Stuff The Internet Says On Scalability For February 18, 2011

Submitted for your reading pleasure on this cold and rainy Friday...

  • Quotable Quotes:
    • CarryMillsap: You can't hardware yourself out of a performance problem you softwared yourself into.
    • @juokaz: schema-less databases doesn't mean data should have no structure
  • Scalability Porn:
  • Hadoop has hit a scalability limit at a whopping 4,000 machines and are looking to create the next generation architecture. Their target is clusters of 10,000 machines and 200,000 cores. The fundamental idea of the re-architecture is to divide the two major functions of the Job Tracker, resource management and job scheduling/monitoring, into separate components. 
  • If you need one presentation to help someone understand the world of NoSQL, you could do a lot worse than Dwight Merriman's interview at MongoSF 2010 with Software Engineering Radio. Thorough, informative, tight, insightful. Nicely done.
  • Wonderful thread on Stackoverflow about Optimizing Kohana-based Websites for Speed and Scalability, but the advice will apply to most sites, especially PHP sites. 
  • Amazon brings back the big sexy of static web sites by enabling the serving of websites directly out of S3. Of course static ain't what it used to me. Now you can farm out all the dynamic portions, like comments, to specialized services and just manage the content yourself for cheap. Amazon's Werner Vogels has already made the switch.
  • StorageMojo with an interesting list of storage related papers from Fast'11: A Study of Practical Deduplication, Tradeoffs in Scalable Data Routing for Deduplication Clusters, Exploiting Half-Wits: Smarter Storage for Low-Power Devices, and more.
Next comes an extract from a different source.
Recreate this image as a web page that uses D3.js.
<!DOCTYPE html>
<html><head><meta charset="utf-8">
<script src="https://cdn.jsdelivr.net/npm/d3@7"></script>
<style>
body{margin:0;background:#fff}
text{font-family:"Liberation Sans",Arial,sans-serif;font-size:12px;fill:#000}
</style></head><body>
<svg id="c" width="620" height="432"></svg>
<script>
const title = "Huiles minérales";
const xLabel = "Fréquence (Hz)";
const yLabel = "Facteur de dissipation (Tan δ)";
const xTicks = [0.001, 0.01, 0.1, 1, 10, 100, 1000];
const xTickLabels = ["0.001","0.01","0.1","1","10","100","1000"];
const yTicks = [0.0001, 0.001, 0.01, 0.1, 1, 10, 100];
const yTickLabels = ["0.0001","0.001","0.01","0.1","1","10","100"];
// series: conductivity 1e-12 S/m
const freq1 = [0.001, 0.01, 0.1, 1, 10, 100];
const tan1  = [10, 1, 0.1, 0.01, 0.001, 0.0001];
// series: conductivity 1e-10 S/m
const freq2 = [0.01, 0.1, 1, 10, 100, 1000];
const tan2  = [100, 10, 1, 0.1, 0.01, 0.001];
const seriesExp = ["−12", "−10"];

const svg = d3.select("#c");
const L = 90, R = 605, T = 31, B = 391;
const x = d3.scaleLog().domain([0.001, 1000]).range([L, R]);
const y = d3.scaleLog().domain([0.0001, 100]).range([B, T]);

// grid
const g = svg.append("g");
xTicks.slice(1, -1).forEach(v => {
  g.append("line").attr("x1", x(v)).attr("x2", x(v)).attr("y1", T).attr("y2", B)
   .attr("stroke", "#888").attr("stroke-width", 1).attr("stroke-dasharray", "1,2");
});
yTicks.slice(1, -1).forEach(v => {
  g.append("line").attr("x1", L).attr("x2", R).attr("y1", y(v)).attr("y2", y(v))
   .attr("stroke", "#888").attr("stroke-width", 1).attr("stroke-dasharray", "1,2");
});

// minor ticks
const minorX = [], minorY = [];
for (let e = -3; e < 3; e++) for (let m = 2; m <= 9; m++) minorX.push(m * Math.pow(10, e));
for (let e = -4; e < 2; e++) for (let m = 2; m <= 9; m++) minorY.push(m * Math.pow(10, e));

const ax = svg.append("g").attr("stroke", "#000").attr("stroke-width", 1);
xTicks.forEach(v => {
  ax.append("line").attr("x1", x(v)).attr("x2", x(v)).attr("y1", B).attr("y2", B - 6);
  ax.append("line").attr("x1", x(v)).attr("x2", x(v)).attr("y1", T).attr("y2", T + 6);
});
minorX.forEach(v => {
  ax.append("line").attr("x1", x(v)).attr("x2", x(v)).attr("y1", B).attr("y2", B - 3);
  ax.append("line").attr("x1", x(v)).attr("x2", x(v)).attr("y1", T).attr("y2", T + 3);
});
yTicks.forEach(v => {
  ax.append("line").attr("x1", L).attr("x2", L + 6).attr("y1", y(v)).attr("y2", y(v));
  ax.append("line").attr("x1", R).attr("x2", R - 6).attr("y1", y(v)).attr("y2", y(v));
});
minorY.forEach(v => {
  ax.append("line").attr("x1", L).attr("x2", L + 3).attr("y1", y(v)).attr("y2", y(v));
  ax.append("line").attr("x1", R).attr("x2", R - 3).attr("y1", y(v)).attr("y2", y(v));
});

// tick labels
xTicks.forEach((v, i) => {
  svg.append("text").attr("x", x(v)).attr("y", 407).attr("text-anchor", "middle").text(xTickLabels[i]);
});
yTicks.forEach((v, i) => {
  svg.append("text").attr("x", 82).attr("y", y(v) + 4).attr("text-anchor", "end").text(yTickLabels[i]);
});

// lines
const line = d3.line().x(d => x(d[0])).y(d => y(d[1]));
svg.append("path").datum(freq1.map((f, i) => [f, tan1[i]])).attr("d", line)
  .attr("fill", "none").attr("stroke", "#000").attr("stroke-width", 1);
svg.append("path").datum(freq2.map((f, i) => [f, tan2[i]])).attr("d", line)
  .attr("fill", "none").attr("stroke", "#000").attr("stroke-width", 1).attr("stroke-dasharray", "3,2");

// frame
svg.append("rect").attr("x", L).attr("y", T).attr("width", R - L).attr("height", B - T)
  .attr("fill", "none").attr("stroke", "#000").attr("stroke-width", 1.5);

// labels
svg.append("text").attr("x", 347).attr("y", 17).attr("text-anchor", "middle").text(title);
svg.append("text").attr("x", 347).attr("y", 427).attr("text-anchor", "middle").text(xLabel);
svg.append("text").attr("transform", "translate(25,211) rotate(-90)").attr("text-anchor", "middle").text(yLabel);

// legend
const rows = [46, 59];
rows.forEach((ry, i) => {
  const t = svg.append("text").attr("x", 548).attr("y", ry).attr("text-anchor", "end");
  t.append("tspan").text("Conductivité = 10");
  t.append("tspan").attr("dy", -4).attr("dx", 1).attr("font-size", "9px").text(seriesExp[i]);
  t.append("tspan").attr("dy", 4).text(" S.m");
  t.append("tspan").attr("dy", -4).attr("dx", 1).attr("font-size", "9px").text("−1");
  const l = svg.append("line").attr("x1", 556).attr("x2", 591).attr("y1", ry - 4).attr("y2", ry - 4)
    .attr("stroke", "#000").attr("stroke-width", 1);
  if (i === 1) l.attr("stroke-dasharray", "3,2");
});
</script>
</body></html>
  • Greg Lindend oberves on the Google Megastore: The problem with providing Megastore's level of consistency is performance. The paper mostly describes Megastore's performance in sunny terms, but, when you look at the details, it does not compare favorably with other databases. Megastore has "average read latencies of tens of milliseconds" and "average write latencies of 100-400 milliseconds". In addition, Megastore has a limit of "a few writes per second per entity group" because higher write rates will cause conflicts, retries, and even worse performance.
  • Database Technology used today for Large Scale Data. A really good summary look at Massive Parallel Processing / Parallel DBMS; Column-Oriented Databases; Stream Processing / ESP or CEP; Key-Value Store / MapReduce.
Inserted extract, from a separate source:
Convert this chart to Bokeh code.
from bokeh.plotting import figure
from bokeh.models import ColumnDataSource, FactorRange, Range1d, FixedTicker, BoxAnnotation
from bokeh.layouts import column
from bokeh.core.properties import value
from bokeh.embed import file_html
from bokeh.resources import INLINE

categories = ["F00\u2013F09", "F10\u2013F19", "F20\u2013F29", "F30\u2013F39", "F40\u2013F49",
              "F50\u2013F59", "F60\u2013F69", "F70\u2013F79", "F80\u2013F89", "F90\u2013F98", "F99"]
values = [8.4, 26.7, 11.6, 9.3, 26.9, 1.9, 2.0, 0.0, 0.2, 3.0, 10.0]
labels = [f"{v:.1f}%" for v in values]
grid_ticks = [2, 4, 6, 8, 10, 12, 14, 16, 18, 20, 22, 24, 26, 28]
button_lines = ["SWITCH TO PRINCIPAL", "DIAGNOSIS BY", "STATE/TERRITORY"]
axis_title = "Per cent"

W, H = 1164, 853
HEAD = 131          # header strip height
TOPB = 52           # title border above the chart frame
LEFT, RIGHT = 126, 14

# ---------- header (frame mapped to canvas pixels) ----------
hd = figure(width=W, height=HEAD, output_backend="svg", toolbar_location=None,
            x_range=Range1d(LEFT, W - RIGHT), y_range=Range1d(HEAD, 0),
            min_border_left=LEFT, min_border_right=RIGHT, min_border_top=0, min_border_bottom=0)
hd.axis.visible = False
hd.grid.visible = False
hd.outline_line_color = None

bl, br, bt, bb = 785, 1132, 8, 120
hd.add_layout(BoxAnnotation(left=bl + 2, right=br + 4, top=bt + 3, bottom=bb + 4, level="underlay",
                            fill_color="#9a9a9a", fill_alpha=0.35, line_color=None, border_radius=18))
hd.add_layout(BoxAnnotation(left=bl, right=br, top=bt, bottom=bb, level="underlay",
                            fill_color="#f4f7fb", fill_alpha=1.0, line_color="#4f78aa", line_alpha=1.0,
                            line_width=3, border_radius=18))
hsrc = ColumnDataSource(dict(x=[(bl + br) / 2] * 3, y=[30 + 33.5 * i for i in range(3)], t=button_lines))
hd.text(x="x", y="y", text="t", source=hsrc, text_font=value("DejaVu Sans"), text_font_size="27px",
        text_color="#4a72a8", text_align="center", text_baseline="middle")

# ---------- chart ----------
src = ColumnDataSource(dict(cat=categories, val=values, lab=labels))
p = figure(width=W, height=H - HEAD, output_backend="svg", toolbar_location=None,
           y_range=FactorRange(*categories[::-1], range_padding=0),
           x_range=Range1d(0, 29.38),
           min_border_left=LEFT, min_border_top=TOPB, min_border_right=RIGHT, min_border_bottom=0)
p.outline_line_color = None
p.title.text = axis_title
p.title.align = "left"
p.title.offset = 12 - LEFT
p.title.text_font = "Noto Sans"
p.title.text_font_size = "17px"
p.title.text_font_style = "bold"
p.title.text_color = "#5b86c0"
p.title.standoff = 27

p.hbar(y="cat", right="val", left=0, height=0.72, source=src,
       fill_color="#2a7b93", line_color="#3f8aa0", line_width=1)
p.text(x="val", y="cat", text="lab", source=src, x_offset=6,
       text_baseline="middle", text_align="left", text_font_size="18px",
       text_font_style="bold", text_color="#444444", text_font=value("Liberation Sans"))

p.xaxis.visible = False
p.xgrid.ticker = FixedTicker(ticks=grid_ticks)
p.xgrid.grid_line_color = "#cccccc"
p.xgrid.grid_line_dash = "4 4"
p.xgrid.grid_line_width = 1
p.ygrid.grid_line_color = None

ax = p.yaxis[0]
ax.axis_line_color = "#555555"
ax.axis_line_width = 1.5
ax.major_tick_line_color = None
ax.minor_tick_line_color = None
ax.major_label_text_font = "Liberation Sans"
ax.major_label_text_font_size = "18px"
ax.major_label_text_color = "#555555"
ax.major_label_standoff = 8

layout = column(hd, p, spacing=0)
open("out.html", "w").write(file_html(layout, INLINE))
  • What you do with all that Big Data? Visualize it with the Google Public Data Explorer. Some nice looking charts and maps.
  • On the theme of mobile devices becoming the new super computers, Stacey Higginbotham with What Chips Tell Us About the Future of Mobilenew chips designed to go inside base stations and other aspects of an operator’s core network also show how a proliferation of devices and demand for data are changing the way networks are built. On a related note Qualcomm Reveals Quad-core Processors for Mobile Devices. Think of all the power you will hold in your hand...
  • An Interesting Problem: Scaling Graph Databases by Alex Popescu.  Nice list of articles talking about the difficult challenge of spanning graph databases across more than one process.
  • Case Study: MultiLane - a concurrent blocking multiset.  Dmitry Vyukov describes a way to improve scalability of a producer-consumer system by means of partitioning. Basically, it presents a way to wrap any producer-consumer queue in order to get a queue with the same properties but better scalability.
  • That Tune, Named - How does the music-identifying app Shazam work its magic? Farhad Manjoo with a absolutely fascinating look at how Shazam recognizes songs from short snippets of audio recorded over a cell phone. They concentrate on just the intense parts of the music, create a fingerprint, and search their library of 8 million songs for a match. Algorithm aficionados will appreciate this paper for more details.